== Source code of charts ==
** BEGIN **

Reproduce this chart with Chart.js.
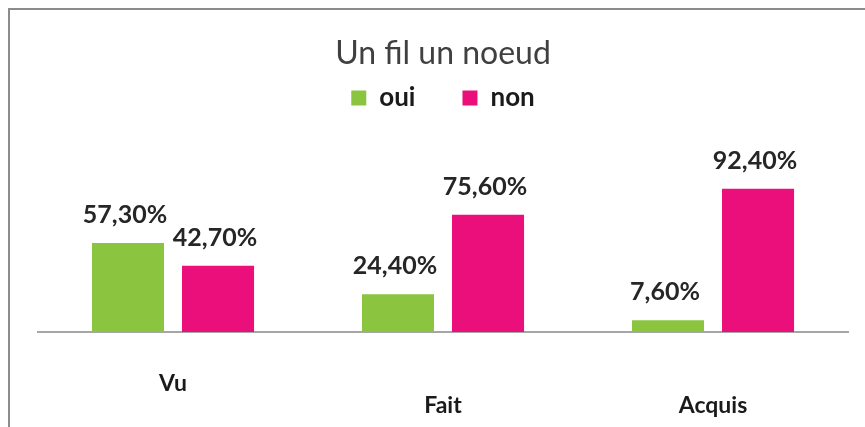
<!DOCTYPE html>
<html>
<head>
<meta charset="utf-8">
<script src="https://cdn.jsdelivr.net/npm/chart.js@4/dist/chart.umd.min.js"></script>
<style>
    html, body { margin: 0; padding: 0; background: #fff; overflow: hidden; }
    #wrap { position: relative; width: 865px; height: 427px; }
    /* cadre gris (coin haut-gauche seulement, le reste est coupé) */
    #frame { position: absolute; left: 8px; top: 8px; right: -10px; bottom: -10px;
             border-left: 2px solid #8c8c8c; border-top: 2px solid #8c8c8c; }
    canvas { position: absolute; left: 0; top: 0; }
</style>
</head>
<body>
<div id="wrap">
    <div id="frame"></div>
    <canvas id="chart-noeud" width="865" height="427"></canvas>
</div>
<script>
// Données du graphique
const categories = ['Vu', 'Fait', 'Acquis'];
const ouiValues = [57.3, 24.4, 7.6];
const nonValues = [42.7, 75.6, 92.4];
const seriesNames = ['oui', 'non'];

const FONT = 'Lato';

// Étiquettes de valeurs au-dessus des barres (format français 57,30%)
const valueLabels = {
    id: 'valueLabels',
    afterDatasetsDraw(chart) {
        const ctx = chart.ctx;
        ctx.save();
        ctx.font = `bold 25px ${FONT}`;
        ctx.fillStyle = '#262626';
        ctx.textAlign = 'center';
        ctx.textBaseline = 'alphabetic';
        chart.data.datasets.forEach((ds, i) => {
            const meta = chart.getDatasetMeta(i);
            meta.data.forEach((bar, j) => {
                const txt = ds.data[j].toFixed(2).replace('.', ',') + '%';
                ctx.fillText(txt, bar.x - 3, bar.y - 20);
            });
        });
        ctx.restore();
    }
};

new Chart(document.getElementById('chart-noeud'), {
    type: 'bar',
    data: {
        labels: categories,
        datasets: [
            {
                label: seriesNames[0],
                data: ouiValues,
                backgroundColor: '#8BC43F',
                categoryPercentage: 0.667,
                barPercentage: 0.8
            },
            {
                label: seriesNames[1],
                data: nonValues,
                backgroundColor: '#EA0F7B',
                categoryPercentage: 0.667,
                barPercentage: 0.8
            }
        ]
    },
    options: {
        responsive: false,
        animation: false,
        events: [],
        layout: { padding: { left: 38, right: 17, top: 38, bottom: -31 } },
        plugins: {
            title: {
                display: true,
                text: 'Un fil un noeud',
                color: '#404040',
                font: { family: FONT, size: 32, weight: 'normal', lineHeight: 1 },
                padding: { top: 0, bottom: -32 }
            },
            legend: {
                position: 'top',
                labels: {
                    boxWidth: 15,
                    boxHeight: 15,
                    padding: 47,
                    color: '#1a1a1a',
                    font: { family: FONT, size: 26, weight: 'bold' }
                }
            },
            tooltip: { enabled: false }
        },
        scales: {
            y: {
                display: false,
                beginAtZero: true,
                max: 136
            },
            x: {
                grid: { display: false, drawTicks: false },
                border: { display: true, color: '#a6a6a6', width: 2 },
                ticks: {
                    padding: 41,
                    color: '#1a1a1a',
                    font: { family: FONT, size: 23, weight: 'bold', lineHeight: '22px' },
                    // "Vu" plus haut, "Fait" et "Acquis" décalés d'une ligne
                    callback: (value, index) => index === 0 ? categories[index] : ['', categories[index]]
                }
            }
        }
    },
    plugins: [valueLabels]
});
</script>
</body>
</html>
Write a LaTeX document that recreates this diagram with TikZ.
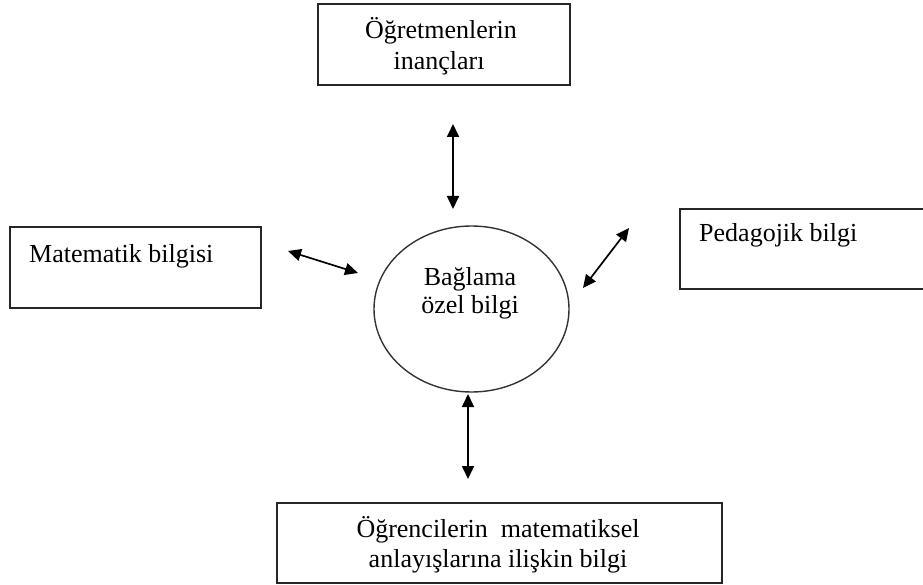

** END **

== Exercise objective ==
The records above are to be restated exactly, without their pictures.

== Task response ==
Reproduce this chart with Chart.js.
<!DOCTYPE html>
<html>
<head>
<meta charset="utf-8">
<script src="https://cdn.jsdelivr.net/npm/chart.js@4/dist/chart.umd.min.js"></script>
<style>
    html, body { margin: 0; padding: 0; background: #fff; overflow: hidden; }
    #wrap { position: relative; width: 865px; height: 427px; }
    /* cadre gris (coin haut-gauche seulement, le reste est coupé) */
    #frame { position: absolute; left: 8px; top: 8px; right: -10px; bottom: -10px;
             border-left: 2px solid #8c8c8c; border-top: 2px solid #8c8c8c; }
    canvas { position: absolute; left: 0; top: 0; }
</style>
</head>
<body>
<div id="wrap">
    <div id="frame"></div>
    <canvas id="chart-noeud" width="865" height="427"></canvas>
</div>
<script>
// Données du graphique
const categories = ['Vu', 'Fait', 'Acquis'];
const ouiValues = [57.3, 24.4, 7.6];
const nonValues = [42.7, 75.6, 92.4];
const seriesNames = ['oui', 'non'];

const FONT = 'Lato';

// Étiquettes de valeurs au-dessus des barres (format français 57,30%)
const valueLabels = {
    id: 'valueLabels',
    afterDatasetsDraw(chart) {
        const ctx = chart.ctx;
        ctx.save();
        ctx.font = `bold 25px ${FONT}`;
        ctx.fillStyle = '#262626';
        ctx.textAlign = 'center';
        ctx.textBaseline = 'alphabetic';
        chart.data.datasets.forEach((ds, i) => {
            const meta = chart.getDatasetMeta(i);
            meta.data.forEach((bar, j) => {
                const txt = ds.data[j].toFixed(2).replace('.', ',') + '%';
                ctx.fillText(txt, bar.x - 3, bar.y - 20);
            });
        });
        ctx.restore();
    }
};

new Chart(document.getElementById('chart-noeud'), {
    type: 'bar',
    data: {
        labels: categories,
        datasets: [
            {
                label: seriesNames[0],
                data: ouiValues,
                backgroundColor: '#8BC43F',
                categoryPercentage: 0.667,
                barPercentage: 0.8
            },
            {
                label: seriesNames[1],
                data: nonValues,
                backgroundColor: '#EA0F7B',
                categoryPercentage: 0.667,
                barPercentage: 0.8
            }
        ]
    },
    options: {
        responsive: false,
        animation: false,
        events: [],
        layout: { padding: { left: 38, right: 17, top: 38, bottom: -31 } },
        plugins: {
            title: {
                display: true,
                text: 'Un fil un noeud',
                color: '#404040',
                font: { family: FONT, size: 32, weight: 'normal', lineHeight: 1 },
                padding: { top: 0, bottom: -32 }
            },
            legend: {
                position: 'top',
                labels: {
                    boxWidth: 15,
                    boxHeight: 15,
                    padding: 47,
                    color: '#1a1a1a',
                    font: { family: FONT, size: 26, weight: 'bold' }
                }
            },
            tooltip: { enabled: false }
        },
        scales: {
            y: {
                display: false,
                beginAtZero: true,
                max: 136
            },
            x: {
                grid: { display: false, drawTicks: false },
                border: { display: true, color: '#a6a6a6', width: 2 },
                ticks: {
                    padding: 41,
                    color: '#1a1a1a',
                    font: { family: FONT, size: 23, weight: 'bold', lineHeight: '22px' },
                    // "Vu" plus haut, "Fait" et "Acquis" décalés d'une ligne
                    callback: (value, index) => index === 0 ? categories[index] : ['', categories[index]]
                }
            }
        }
    },
    plugins: [valueLabels]
});
</script>
</body>
</html>
Write a LaTeX document that recreates this diagram with TikZ.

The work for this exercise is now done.